Brian Lara used it last week, as in “a very tough job”, while assessing Darren Sammy’s elevation to the captaincy that he himself held, not once, not twice but three times.
Head coach Otis Gibson applied it twice, to cover the team’s forthcoming assignment, as in “Sri Lanka is a tough place to play cricket”, and in explaining the omission of Ramnaresh Sarwan from the chosen 15, as in “it was a tough decision”.
It has also been uttered, at various times, by chief selector Clyde Butts and West Indies Cricket Board (WICB) chief executive Ernest Hilaire among others, in its more positive context, to describe one of the traits that earned Sammy, and the new vice-captain Brendan Nash, their positions.
No new West Indies captain has been greeted with the potential pitfalls that confront Sammy, especially given his previous inability to command a place in the strongest 11.
He appears undaunted, speaking enthusiastically of instilling a new “energy and passion” into his team. He is realistic enough to ask for patience from a public that has all but exhausted it enough to appreciate that, in the circumstances, a little divine intervention would be helpful.
“As a man from a Christian background my mom always told me that the
Almighty never puts His children in positions that He knows that they can’t handle,” he said at his first media conference as captain. “I have given this captaincy over to the hands of the Lord and with Him in charge everything is possible.”
He described it as “a massive honour” but it is also an even more massive challenge, somewhat beyond just tough.
In one way or another, the pressures of the West Indies captaincy have affected all those who have held it.
Richie Richardson was forced to take time off with acute fatigue syndrome and even as confident and celebrated a cricketer as Lara quit after two years of his initial stint “to seek the assistance of appropriate professionals”.
At a time of increasing acrimony between the WICB and the West Indies Players Association (WIPA), Shivnarine Chanderpaul was diminished by tensions within the team that his runs that once flowed in profusion dried up and he gave it up to go back to doing what he did best.
Sammy makes it nine captains since Courtney Walsh took over from Richardson in 1996.
He supplants Chris Gayle, a powerful personality who made plain his desire to continue in the post until next year’s World Cup after which, he told the Jamaica media last week, he would step down.
Gayle remains in the team. In spite of the continuing losses and his detached approach on the field, he developed strong loyalty among his players in his three years at the helm.
Human nature being what it is, there is always the danger that his presence could now impact on team unity. According to Jamaica Cricket Association president Paul Campbell, it was an issue that divided the Jamaica team when Tamar Lambert was made captain over Gayle in the regional T20 tournament in July.
In this case, there are also the potential consequences from the players’
pullout prior to last year’s Bangladesh series that Sammy declined to join.
Seven of those who chose not to play then are among the 15 going to Sri Lanka now.

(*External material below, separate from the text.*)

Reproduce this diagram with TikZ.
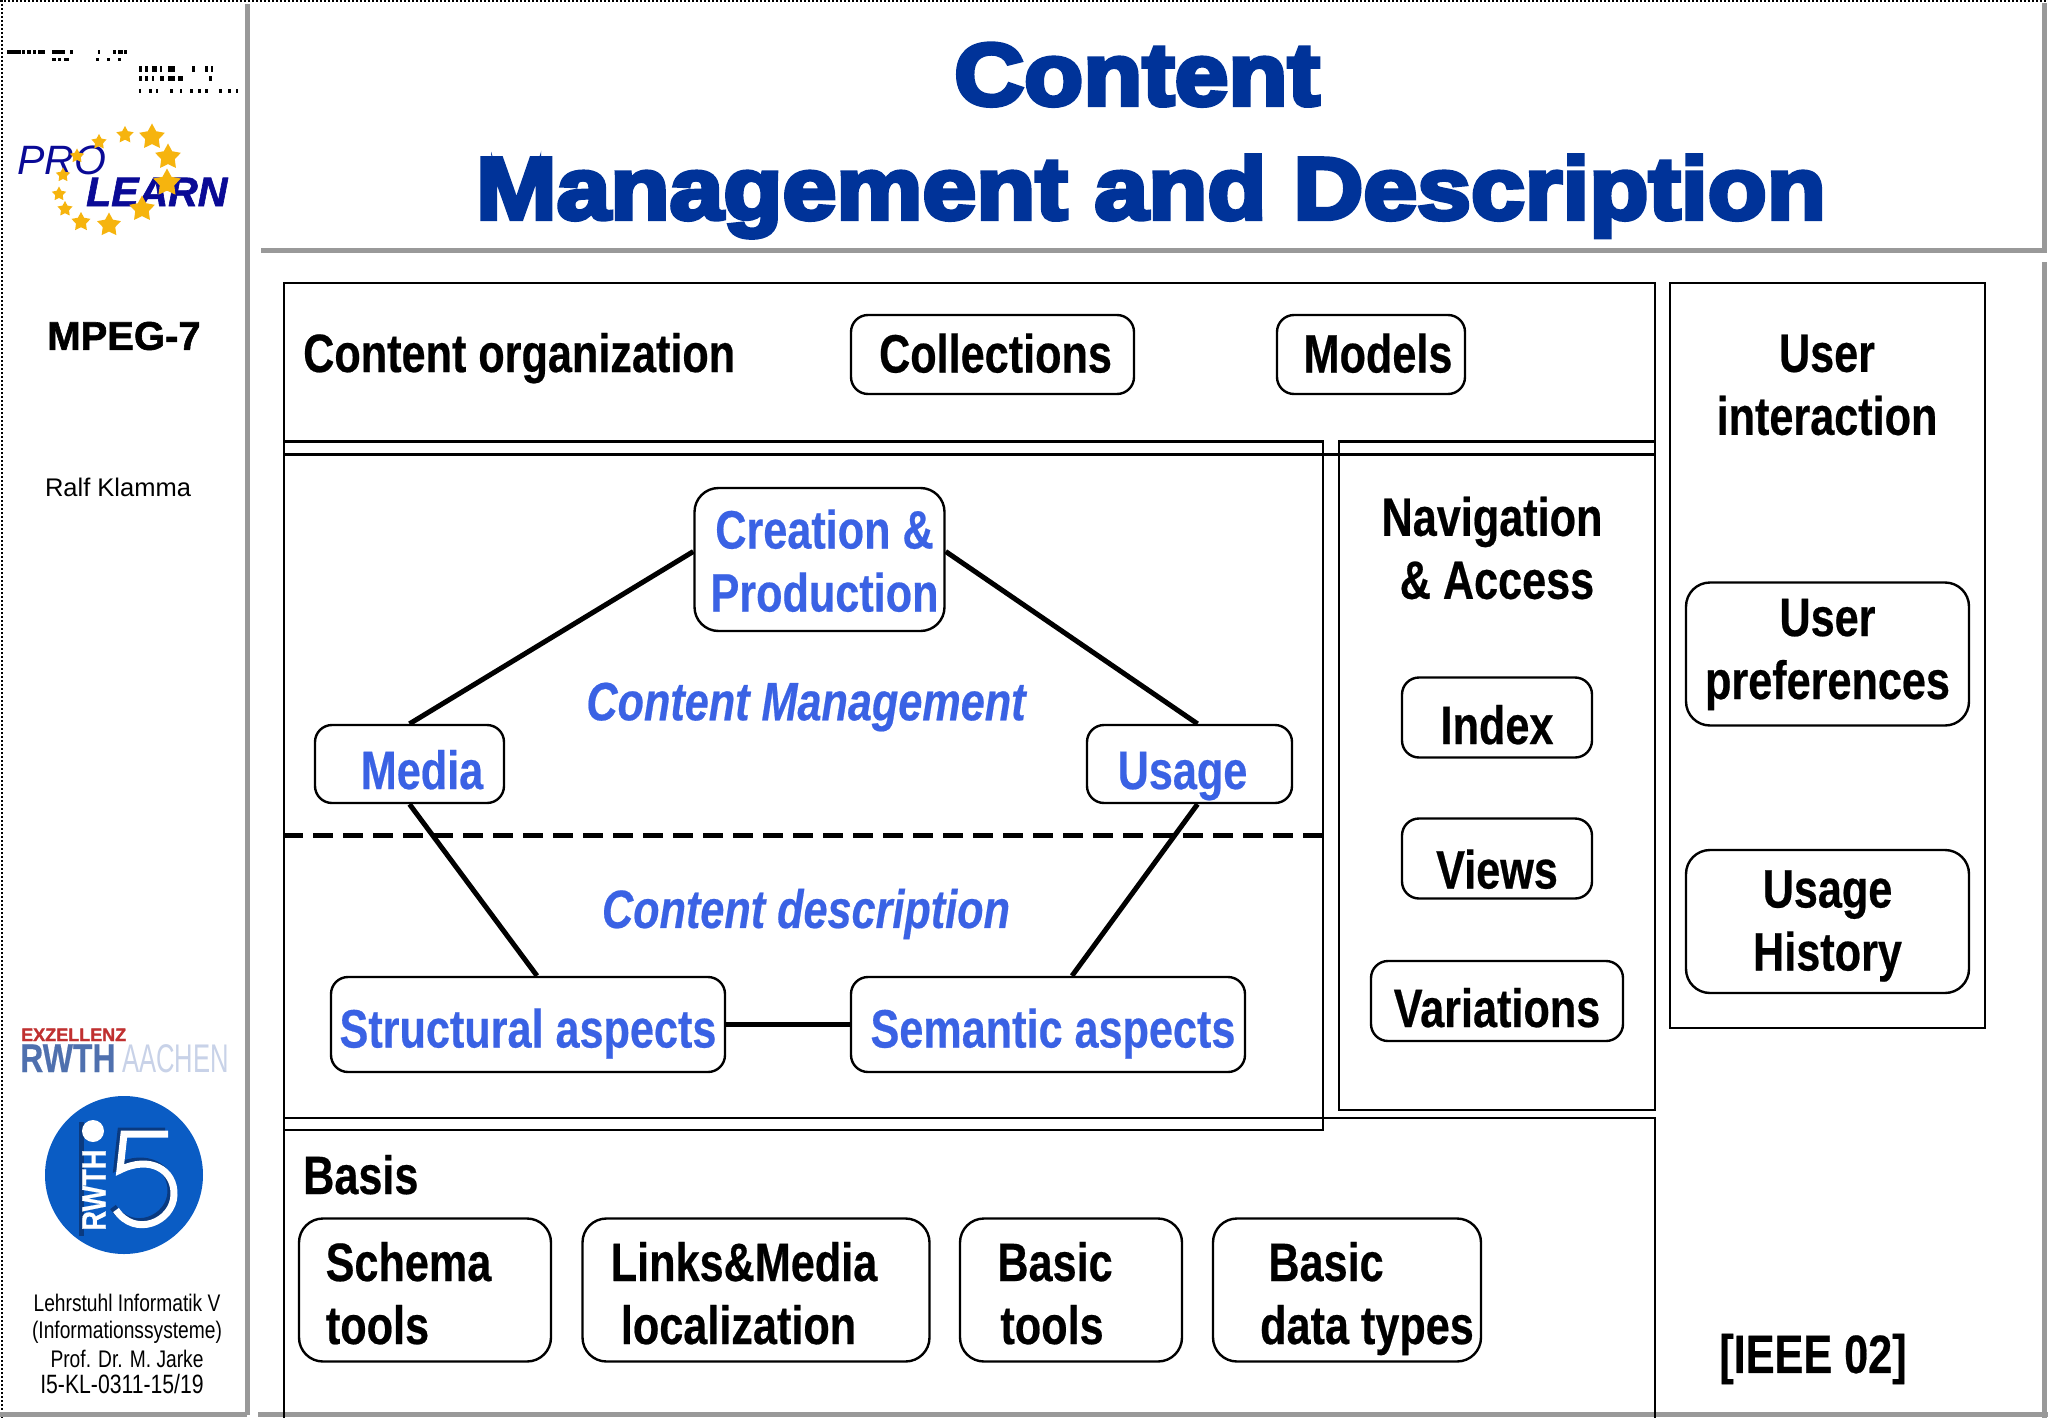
\documentclass[tikz,border=0pt]{standalone}
\usepackage{fontspec}
\usetikzlibrary{shapes.geometric}
\setmainfont{Liberation Sans}
\newfontfamily\nar[FakeStretch=0.8,FakeBold=0.4]{Liberation Sans}
\newfontfamily\nars[FakeStretch=0.8]{Liberation Sans}
\newfontfamily\aach[FakeStretch=0.64]{Liberation Sans}
\newfontfamily\lrn[FakeBold=1.5]{Liberation Sans}
\newfontfamily\ttl[FakeStretch=1.10,FakeBold=5]{Liberation Sans}
\newcommand{\topst}[1]{\rule{0pt}{#1pt}}
\newcommand{\botst}{\rule[-15pt]{0pt}{15pt}}
\definecolor{ttlblue}{HTML}{003399}
\definecolor{lblue}{HTML}{3A62E4}
\definecolor{barg}{HTML}{999999}
\definecolor{logoblue}{HTML}{0A5CC4}
\definecolor{logodark}{HTML}{0A3A80}
\definecolor{plblue}{HTML}{0A0A96}
\definecolor{stary}{HTML}{F6B40E}
\definecolor{rwthblue}{HTML}{4F70AE}
\definecolor{aachblue}{HTML}{C8D2E8}
\definecolor{exzred}{HTML}{C03030}
\tikzset{
  frame/.style={draw=black,line width=2.4pt},
  bar/.style={draw=barg,line width=5pt},
  rbox/.style={draw=black,line width=2.4pt,rounded corners=17pt,inner sep=0pt,align=center,
    font=\fontsize{54}{63}\selectfont\nar\bfseries},
  tall/.style={rounded corners=24pt},
  blue box/.style={rbox,text=lblue},
  label/.style={inner sep=0pt,align=center,font=\fontsize{54}{63}\selectfont\nar\bfseries},
  ital/.style={inner sep=0pt,text=lblue,font=\fontsize{54}{63}\selectfont\nar\bfseries\itshape},
  conn/.style={draw=black,line width=5pt},
  side/.style={inner sep=0pt,align=center,font=\fontsize{24}{28}\selectfont\nars},
  ttltext/.style={inner sep=0pt,text=ttlblue,anchor=base,font=\fontsize{88}{90}\selectfont\ttl\bfseries},
  plstar/.style={star,star points=5,star point ratio=1.9,fill=stary,inner sep=0pt},
  speck/.style={fill=black,draw=none}
}
\begin{document}
\begin{tikzpicture}[x=1pt,y=-1pt]
\useasboundingbox (0,0) rectangle (2048,1418);
\fill[white] (0,0) rectangle (2048,1418);
% page borders
\draw[dotted,line width=2pt] (0,1.5) -- (2048,1.5);
\draw[dotted,line width=2pt] (1.5,0) -- (1.5,1418);
\draw[bar] (247,4) -- (247,1415);
\draw[bar] (0,1414) -- (247,1414);
\draw[bar] (258,1414) -- (2048,1414);
\draw[bar] (261,250) -- (2044,250) -- (2044,3);
\draw[bar] (2044,262) -- (2044,1418);
% title
\node[ttltext] (t1) at (1137,105) {Content};
\node[ttltext] (t2) at (1151,219) {Management and Description};
% frames
\draw[frame] (284,454.5) rectangle (1655,283);
\draw[frame] (284,441.5) rectangle (1323,1130);
\draw[frame] (1339,441.5) rectangle (1655,1110);
\draw[frame] (284,1418) -- (284,1118) -- (1655,1118) -- (1655,1418);
\draw[frame] (1670,283) rectangle (1985,1028);
\draw[line width=5pt,dash pattern=on 20pt off 10pt] (283,835) -- (1323,835);
% boxes
\node[rbox,minimum width=283pt,minimum height=79pt,text depth=0pt,text height=36pt] (coll) at (992.5,354.5) {\hspace*{6pt}Collections};
\node[rbox,minimum width=188pt,minimum height=79pt,text depth=0pt,text height=36pt] (models) at (1371,354.5) {\hspace*{14pt}Models};
\node[blue box,tall,minimum width=250pt,minimum height=143pt] (creation) at (819.5,559.5) {\hspace*{10pt}\topst{56}Creation \&\\\hspace*{10pt}Production\botst};
\node[blue box,minimum width=189pt,minimum height=78pt,text depth=0pt,text height=50pt] (media) at (409.5,764) {\hspace*{25pt}Media};
\node[blue box,minimum width=205pt,minimum height=78pt,text depth=0pt,text height=50pt] (usage) at (1189.5,764) {Usage\hspace*{14pt}};
\node[blue box,minimum width=394pt,minimum height=95pt,text depth=0pt,text height=46pt] (struct) at (528,1024.5) {Structural aspects};
\node[blue box,minimum width=394pt,minimum height=95pt,text depth=0pt,text height=46pt] (sem) at (1048,1024.5) {\hspace*{10pt}Semantic aspects};
\node[rbox,minimum width=190pt,minimum height=80pt,text depth=0pt,text height=53pt] (index) at (1497,717.5) {Index};
\node[rbox,minimum width=190pt,minimum height=80pt,text depth=0pt,text height=60pt] (views) at (1497,858.5) {Views};
\node[rbox,minimum width=252pt,minimum height=80pt,text depth=0pt,text height=52pt] (vari) at (1497,1001) {Variations};
\node[rbox,tall,minimum width=283pt,minimum height=143pt] (upref) at (1827.5,654) {\topst{42}User\\preferences\botst};
\node[rbox,tall,minimum width=283pt,minimum height=143pt] (uhist) at (1827.5,921.5) {\topst{50}Usage\\History\botst};
\node[rbox,tall,minimum width=252pt,minimum height=143pt] (schema) at (425,1290) {\hspace*{-33pt}\topst{60}Schema\\\hspace*{-95pt}tools\botst};
\node[rbox,tall,minimum width=347pt,minimum height=143pt] (links) at (756,1290) {\hspace*{-24pt}\topst{60}Links\&Media\\\hspace*{-35pt}localization\botst};
\node[rbox,tall,minimum width=222pt,minimum height=143pt] (btools) at (1071,1290) {\hspace*{-32pt}\topst{60}Basic\\\hspace*{-38pt}tools\botst};
\node[rbox,tall,minimum width=268pt,minimum height=143pt] (bdata) at (1347,1290) {\hspace*{-42pt}\topst{60}Basic\\\hspace*{40pt}data types\botst};
% connectors
\draw[conn] ([yshift=8pt]creation.west) -- (media.north);
\draw[conn] ([yshift=8pt]creation.east) -- ([xshift=8pt]usage.north);
\draw[conn] (media.south) -- ([xshift=9pt]struct.north);
\draw[conn] ([xshift=8pt]usage.south) -- ([xshift=24pt]sem.north);
\draw[conn] (struct.east) -- (sem.west);
% labels
\node[label,anchor=base west] (corg) at (303,372) {Content organization};
\node[label] (uint) at (1827,385) {User\\interaction};
\node[label] (nav) at (1492,548) {Navigation\\\hspace*{10pt}\& Access};
\node[label,anchor=base west] (basis) at (303,1194) {Basis};
\node[ital] (cm) at (806,707) {Content Management};
\node[ital] (cd) at (806,914) {Content description};
\node[label] (ieee) at (1813,1359) {[IEEE 02]};
% side text
\node[inner sep=0pt,font=\fontsize{40}{44}\selectfont\lrn\bfseries] (mpeg) at (124,336) {MPEG-7};
\node[inner sep=0pt,font=\fontsize{25.5}{30}\selectfont] (ralf) at (118,487) {Ralf Klamma};
\node[side] (lehr) at (127,1303) {Lehrstuhl Informatik V};
\node[side] (infs) at (127,1332) {(Informationssysteme)};
\node[side] (prof) at (127,1359) {Prof. Dr. M. Jarke};
\node[side,font=\fontsize{26.5}{28}\selectfont\nars] (code) at (122,1384) {I5-KL-0311-15/19};
% specks
\foreach \x/\w in {7/14,22/3,27/4,33/3,38/7,52/4,55/7,62/3,70/3,98/2,113/3,118/5,124/3}
  \fill[speck] (\x,50) rectangle ++(\w,4);
\foreach \x/\w in {52/4,58/3,64/5,96/3,107/3,118/3}
  \fill[speck] (\x,58) rectangle ++(\w,3);
\foreach \x/\w in {139/3,145/3,152/5,160/2,168/7,192/3,205/3,211/2}
  \fill[speck] (\x,66) rectangle ++(\w,6);
\foreach \x/\w in {139/3,145/3,152/2,160/4,168/7,178/5,209/3}
  \fill[speck] (\x,76) rectangle ++(\w,5);
\foreach \x/\w in {139/2,149/3,156/2,170/3,180/2,190/3,198/3,205/3,219/3,228/3,236/2}
  \fill[speck] (\x,89) rectangle ++(\w,4);
% PRO LEARN logo
\node[inner sep=0pt,anchor=base west,text=plblue,font=\fontsize{41}{41}\selectfont\itshape] (pro) at (17,175) {PRO};
\node[inner sep=0pt,anchor=base west,text=plblue,font=\fontsize{41}{41}\selectfont\lrn\bfseries\itshape] (learn) at (86,206) {LEARN};
\foreach \n/\x/\y/\s in {a/125/135/18,b/152/137/27,c/168/157/27,d/167/183/29,e/142/209/27,f/109/225/25,g/81/222/20,h/65/209/16,i/59/194/15,j/63/175/15,k/77/156/15,l/99/142/16}
  \node[plstar,minimum size=\s pt] (star\n) at (\x,\y) {};
% RWTH logo
\node[inner sep=0pt,anchor=base west,text=exzred,font=\fontsize{18}{18}\selectfont\lrn\bfseries] (exz) at (21,1041) {EXZELLENZ};
\node[inner sep=0pt,anchor=base west,text=rwthblue,font=\fontsize{40}{40}\selectfont\nar\bfseries] (rwth) at (20,1072) {RWTH};
\node[inner sep=0pt,anchor=base west,text=aachblue,font=\fontsize{40}{40}\selectfont\aach] (aachen) at (122,1072) {AACHEN};
% i5 logo
\fill[logoblue] (124,1175) circle (79);
\fill[logodark] (79,1122) rectangle (84,1236);
\fill[white] (93,1131) circle (11);
\node[inner sep=0pt,rotate=90,text=white,font=\fontsize{34}{34}\selectfont\nar\bfseries] (rw) at (94,1190) {RWTH};
\draw[line width=7pt,color=logodark,xshift=-3pt,yshift=3pt] (168,1134) -- (124,1134) -- (120,1170) .. controls (150,1155) and (175,1170) .. (174,1195) .. controls (173,1222) and (135,1238) .. (116,1210);
\draw[line width=7pt,white] (168,1134) -- (124,1134) -- (120,1170) .. controls (150,1155) and (175,1170) .. (174,1195) .. controls (173,1222) and (135,1238) .. (116,1210);
\end{tikzpicture}
\end{document}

Gayle is no longer officially in a leadership role but he has graciously wished Sammy well and publicly pledged his support. Such support, strong and visible, is essential for a smooth transition, as was his fellow Jamaican Courtney Walsh’s when he was replaced by Brian Lara in 1997.
In all sport, team spirit can bridge wide gaps between teams – and there are few wider than that between the West Indies at present (placed eighth on the International Cricket Council rankings) and the Sri Lankans (third) on their own patch.
The West Indies have lost all five Tests on their two previous trips there. If they had to make do with a team decimated by the first players’ strike in 2005, they were even more heavily thrashed in three Tests when at full strength four years earlier, in spite of Lara’s phenomenal 688 runs in his six innings.
In their 16 Tests at home since 2005, Sri Lanka’s win-loss split is 16-3. The strong South Africans have been beaten in three of their four. India, the current No.1, shared the series in July 1-1. Their island is a virtual cricketing fortress.
Unfortunately – and, in one case, unnecessarily – the West Indies won’t have all their best players available all the time.
Sulieman Benn, whose ever improving left-arm spin has given the attack telling balance over the past two years, is debarred from the first Test, a legacy of another breach of the ICC’s code of conduct by the tall Bajan during the Kensington Oval Test against South Africa in June.
Sarwan, the established No.3 for most of the 10 years he has been in the team and with an average of 57.16 in seven Tests against Sri Lanka, is left out, presumably for the lack of fitness that earlier caused him to lose his retainer contract.
The WICB offered a graphically uncompromising explanation for its original decision.
It charged that, in spite of warnings, Sarwan had an “extremely indifferent attitude and sporadic approach towards fitness, particularly in recent years”.
This led to “less than satisfactory and fluctuating fitness levels”.
As evidence, it noted that injuries had restricted him to less than half the West Indies international matches in the preceding contract period (two Tests and 13 ODIs/T20s).
It was clearly part of its stated new, tough line in what it described in its published selection criteria as “the ongoing development of a new team ethos”.
In light of the slackness that had come to permeate teams at all levels, it was to be welcomed.
That statement was issued on September 15. The team for Sri Lanka was picked two months later.
In the interim, Sarwan played in Guyana’s every match in the regional T20 tournament, the Champions League in South Africa and the WICB’s 50-overs tournament without so much as a headache (save those brought on trying to make something of an ordinary team).
It was not enough for the selectors who appear to have been guided only by the fitness reports on Sarwan a couple of months earlier.
“Persons with injury problems need to address that,” Coach Gibson said. “We took the decision to address them at the selection of the team, rather than waiting until we reach on tour.”
On that score, the recent and recurring injury problems of some of those picked for Sri Lanka should also have been addressed at the selection.
The WICB’s new emphasis on fitness and commitment is overdue but it needs to be fair and balanced. In Sarwan’s case, it is neither.